→ **Task prompt**
Print exactly what lies from the line with "Emit a Python" down to the line with "from matplotlib.transforms import", counting both of those lines, but not the pictures.

→ **Material provided**
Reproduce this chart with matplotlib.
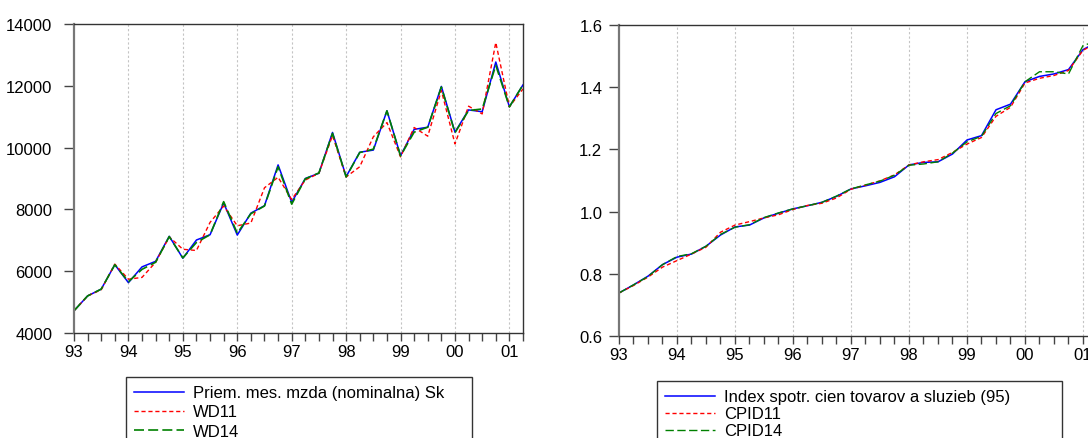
==
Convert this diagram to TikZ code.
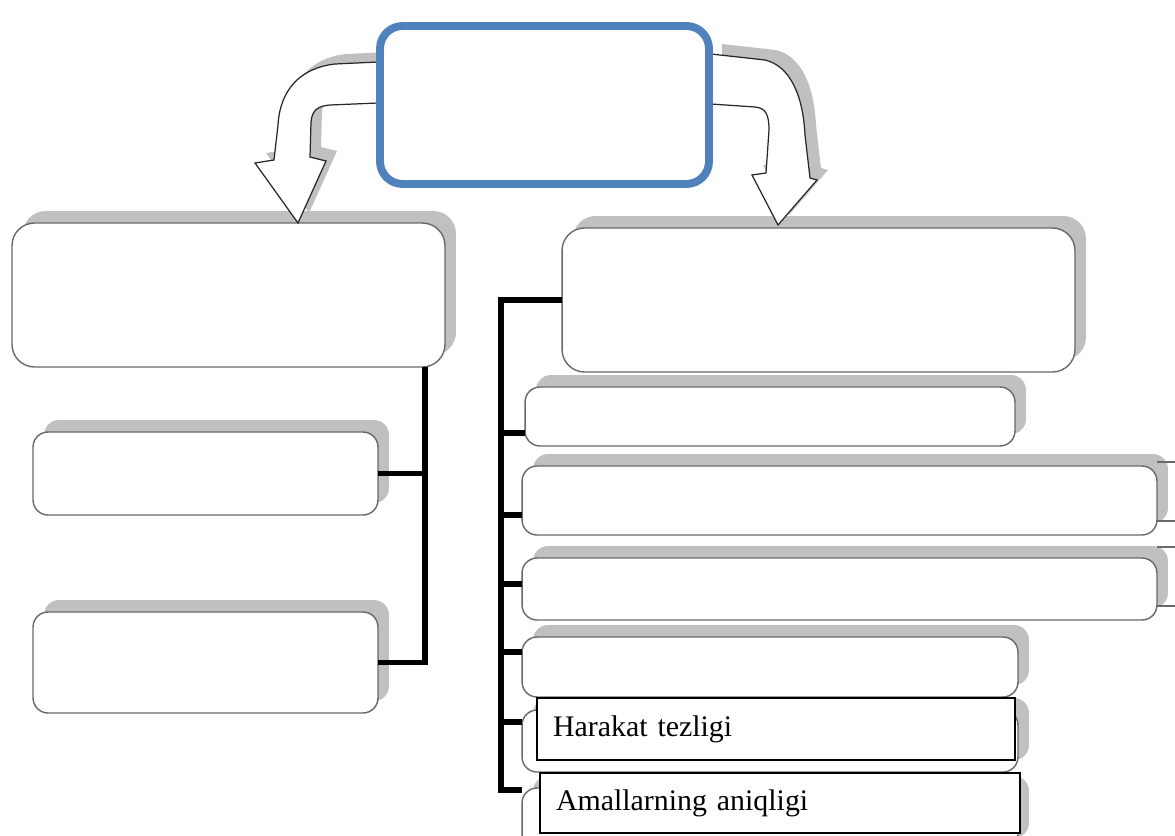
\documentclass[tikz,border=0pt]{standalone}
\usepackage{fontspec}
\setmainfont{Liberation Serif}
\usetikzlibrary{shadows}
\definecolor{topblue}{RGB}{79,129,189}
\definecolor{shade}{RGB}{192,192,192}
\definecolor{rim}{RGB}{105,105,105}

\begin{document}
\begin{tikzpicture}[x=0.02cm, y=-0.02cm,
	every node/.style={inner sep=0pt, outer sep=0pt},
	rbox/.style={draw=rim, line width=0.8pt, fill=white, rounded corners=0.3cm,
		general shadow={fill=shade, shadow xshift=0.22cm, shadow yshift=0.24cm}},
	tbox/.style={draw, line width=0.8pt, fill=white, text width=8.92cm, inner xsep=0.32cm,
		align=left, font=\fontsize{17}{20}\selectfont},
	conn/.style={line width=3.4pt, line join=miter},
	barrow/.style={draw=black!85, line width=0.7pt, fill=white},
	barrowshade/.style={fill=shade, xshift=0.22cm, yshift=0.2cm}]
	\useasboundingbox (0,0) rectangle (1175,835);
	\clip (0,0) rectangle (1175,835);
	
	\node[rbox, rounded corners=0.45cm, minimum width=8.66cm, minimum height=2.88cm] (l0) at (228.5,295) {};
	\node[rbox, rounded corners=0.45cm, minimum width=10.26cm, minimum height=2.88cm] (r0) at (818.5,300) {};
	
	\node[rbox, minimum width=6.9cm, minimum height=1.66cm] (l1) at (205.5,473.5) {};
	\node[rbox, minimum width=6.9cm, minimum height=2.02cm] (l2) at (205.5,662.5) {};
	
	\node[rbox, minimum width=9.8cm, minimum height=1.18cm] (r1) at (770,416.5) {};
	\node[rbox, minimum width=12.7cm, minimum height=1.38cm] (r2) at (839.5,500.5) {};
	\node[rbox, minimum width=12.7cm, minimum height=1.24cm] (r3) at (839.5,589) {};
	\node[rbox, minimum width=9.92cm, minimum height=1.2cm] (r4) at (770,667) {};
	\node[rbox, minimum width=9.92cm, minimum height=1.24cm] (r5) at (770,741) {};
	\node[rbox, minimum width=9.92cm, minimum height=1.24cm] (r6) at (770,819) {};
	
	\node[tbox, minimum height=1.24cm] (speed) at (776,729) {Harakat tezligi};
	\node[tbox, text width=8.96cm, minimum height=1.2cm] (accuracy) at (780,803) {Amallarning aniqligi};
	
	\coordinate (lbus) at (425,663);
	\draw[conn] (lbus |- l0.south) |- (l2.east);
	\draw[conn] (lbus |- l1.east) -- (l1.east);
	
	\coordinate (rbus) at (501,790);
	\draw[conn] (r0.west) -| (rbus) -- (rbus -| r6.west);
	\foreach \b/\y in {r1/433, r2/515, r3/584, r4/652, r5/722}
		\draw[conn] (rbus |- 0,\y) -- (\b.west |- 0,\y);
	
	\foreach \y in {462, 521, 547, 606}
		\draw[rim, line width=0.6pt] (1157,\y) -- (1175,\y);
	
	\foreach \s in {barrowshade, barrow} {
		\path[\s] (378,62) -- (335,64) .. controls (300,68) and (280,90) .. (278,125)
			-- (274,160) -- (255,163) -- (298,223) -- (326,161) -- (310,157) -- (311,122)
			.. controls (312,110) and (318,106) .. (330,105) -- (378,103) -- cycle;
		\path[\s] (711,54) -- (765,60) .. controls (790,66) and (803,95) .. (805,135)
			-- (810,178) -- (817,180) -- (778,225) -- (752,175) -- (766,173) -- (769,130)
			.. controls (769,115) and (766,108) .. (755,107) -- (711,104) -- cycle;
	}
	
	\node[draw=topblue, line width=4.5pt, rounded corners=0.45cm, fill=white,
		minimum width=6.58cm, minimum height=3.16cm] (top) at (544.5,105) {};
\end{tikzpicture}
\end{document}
...
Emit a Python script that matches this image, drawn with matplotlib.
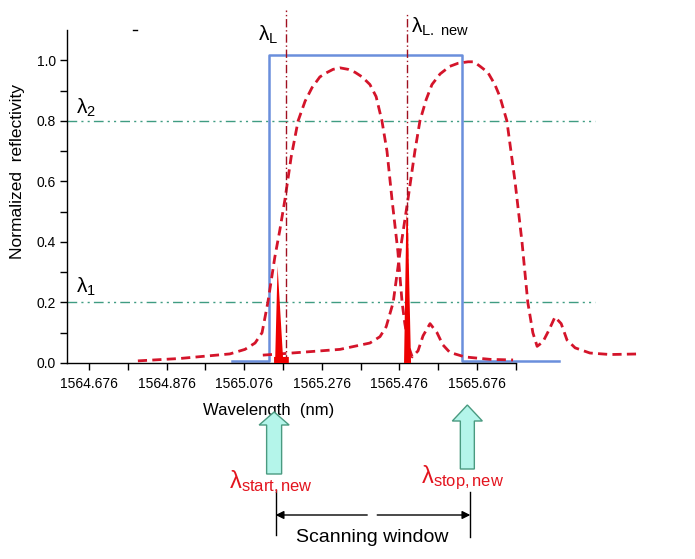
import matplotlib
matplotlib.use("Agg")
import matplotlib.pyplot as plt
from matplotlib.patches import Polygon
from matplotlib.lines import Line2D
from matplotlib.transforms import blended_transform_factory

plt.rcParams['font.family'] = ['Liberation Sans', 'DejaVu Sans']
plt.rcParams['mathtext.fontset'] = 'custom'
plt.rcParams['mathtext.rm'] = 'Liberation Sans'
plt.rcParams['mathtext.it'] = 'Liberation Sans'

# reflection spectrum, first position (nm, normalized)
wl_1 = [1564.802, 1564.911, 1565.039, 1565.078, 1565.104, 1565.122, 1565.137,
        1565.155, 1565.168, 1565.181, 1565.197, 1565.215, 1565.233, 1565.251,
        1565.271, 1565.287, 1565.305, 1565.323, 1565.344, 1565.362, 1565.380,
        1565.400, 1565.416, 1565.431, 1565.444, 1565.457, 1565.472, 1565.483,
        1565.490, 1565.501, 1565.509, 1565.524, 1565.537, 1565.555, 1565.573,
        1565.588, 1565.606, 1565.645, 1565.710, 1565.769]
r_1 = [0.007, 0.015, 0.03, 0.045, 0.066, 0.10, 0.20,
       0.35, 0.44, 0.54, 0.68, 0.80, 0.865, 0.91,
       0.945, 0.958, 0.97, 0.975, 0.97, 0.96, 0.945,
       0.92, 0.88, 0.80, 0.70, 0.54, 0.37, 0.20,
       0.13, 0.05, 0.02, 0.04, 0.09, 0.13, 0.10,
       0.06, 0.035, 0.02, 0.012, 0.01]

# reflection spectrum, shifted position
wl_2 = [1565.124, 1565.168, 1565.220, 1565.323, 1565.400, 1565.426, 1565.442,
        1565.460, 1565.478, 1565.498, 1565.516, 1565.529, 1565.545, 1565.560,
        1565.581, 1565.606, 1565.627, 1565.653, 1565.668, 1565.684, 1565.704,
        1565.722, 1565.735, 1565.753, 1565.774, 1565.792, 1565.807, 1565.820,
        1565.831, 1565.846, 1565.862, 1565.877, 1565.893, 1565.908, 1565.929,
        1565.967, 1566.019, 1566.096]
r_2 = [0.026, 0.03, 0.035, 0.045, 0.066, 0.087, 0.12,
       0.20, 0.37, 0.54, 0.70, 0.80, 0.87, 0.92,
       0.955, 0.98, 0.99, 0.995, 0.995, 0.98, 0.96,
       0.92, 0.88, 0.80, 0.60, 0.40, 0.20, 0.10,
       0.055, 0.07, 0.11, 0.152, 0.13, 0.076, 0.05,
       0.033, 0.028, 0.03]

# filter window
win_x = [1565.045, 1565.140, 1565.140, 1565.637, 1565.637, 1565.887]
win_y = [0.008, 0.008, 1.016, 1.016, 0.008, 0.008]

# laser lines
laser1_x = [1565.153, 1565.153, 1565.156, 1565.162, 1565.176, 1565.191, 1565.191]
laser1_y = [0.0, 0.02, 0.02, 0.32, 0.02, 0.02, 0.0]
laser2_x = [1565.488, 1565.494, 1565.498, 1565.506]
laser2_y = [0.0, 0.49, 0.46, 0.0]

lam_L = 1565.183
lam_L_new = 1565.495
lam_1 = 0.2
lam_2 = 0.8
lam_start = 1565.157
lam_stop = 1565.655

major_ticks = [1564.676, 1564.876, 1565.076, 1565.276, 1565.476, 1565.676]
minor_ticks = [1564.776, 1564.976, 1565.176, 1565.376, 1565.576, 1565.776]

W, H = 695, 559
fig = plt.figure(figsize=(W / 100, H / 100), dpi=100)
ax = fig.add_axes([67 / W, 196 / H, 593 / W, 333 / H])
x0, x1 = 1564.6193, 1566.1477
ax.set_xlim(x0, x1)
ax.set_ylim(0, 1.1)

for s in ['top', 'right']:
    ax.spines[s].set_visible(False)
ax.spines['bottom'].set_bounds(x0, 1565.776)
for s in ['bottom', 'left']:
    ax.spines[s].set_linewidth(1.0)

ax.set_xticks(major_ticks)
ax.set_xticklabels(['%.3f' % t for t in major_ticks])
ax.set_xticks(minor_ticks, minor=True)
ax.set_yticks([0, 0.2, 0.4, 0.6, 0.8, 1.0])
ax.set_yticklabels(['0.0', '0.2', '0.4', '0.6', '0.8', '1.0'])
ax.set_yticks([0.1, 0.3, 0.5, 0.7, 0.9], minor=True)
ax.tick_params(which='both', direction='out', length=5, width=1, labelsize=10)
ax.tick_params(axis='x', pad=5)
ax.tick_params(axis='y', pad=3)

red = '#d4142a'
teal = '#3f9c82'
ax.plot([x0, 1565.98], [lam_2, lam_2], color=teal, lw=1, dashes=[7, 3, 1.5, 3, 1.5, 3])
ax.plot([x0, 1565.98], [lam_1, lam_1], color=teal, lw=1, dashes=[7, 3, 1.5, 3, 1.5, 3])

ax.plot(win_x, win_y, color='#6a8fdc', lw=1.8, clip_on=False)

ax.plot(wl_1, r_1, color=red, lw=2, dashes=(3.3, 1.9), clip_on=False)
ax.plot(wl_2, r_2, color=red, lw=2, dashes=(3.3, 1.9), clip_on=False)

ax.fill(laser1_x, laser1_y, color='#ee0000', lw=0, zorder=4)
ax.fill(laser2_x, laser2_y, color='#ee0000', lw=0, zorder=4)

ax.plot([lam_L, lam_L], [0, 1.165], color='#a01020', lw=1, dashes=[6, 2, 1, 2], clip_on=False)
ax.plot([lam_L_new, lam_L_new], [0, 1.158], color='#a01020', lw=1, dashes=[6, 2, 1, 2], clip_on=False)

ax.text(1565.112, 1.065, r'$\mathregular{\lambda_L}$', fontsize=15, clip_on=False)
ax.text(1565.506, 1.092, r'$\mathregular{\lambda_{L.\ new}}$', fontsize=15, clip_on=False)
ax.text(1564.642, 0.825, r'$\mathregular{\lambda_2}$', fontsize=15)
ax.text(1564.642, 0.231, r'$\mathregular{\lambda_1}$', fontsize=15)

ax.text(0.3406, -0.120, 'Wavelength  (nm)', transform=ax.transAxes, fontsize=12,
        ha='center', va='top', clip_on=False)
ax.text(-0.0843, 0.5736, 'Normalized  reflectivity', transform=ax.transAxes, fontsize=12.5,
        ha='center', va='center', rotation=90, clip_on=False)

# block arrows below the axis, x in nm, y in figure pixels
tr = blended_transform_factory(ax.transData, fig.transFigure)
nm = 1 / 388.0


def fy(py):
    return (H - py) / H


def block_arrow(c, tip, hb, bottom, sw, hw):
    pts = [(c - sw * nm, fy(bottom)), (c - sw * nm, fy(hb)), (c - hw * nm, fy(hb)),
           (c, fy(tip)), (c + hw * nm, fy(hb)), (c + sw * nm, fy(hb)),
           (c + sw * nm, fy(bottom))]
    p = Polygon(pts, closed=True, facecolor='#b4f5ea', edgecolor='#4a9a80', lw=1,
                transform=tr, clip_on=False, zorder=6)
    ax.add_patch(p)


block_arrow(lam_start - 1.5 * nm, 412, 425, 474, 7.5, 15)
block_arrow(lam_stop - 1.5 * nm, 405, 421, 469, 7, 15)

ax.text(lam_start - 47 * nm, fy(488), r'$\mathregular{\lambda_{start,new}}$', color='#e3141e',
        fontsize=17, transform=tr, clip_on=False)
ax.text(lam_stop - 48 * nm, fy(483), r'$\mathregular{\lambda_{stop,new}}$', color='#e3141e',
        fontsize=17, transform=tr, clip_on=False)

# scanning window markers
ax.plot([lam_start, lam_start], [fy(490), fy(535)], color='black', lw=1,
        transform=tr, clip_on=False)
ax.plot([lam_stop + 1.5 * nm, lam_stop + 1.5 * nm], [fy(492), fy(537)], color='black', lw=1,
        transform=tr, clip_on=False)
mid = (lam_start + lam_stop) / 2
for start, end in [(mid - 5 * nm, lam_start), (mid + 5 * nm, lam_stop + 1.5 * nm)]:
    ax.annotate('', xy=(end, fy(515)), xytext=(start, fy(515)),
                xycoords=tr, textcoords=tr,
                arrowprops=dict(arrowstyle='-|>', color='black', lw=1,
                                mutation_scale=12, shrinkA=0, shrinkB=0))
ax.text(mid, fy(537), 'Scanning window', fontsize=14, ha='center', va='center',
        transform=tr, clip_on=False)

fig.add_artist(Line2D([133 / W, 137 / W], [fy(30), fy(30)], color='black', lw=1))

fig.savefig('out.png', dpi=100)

→ **Expected answer**
Emit a Python script that matches this image, drawn with matplotlib.
import matplotlib
matplotlib.use("Agg")
import matplotlib.pyplot as plt
from matplotlib.patches import Polygon
from matplotlib.lines import Line2D
from matplotlib.transforms import blended_transform_factory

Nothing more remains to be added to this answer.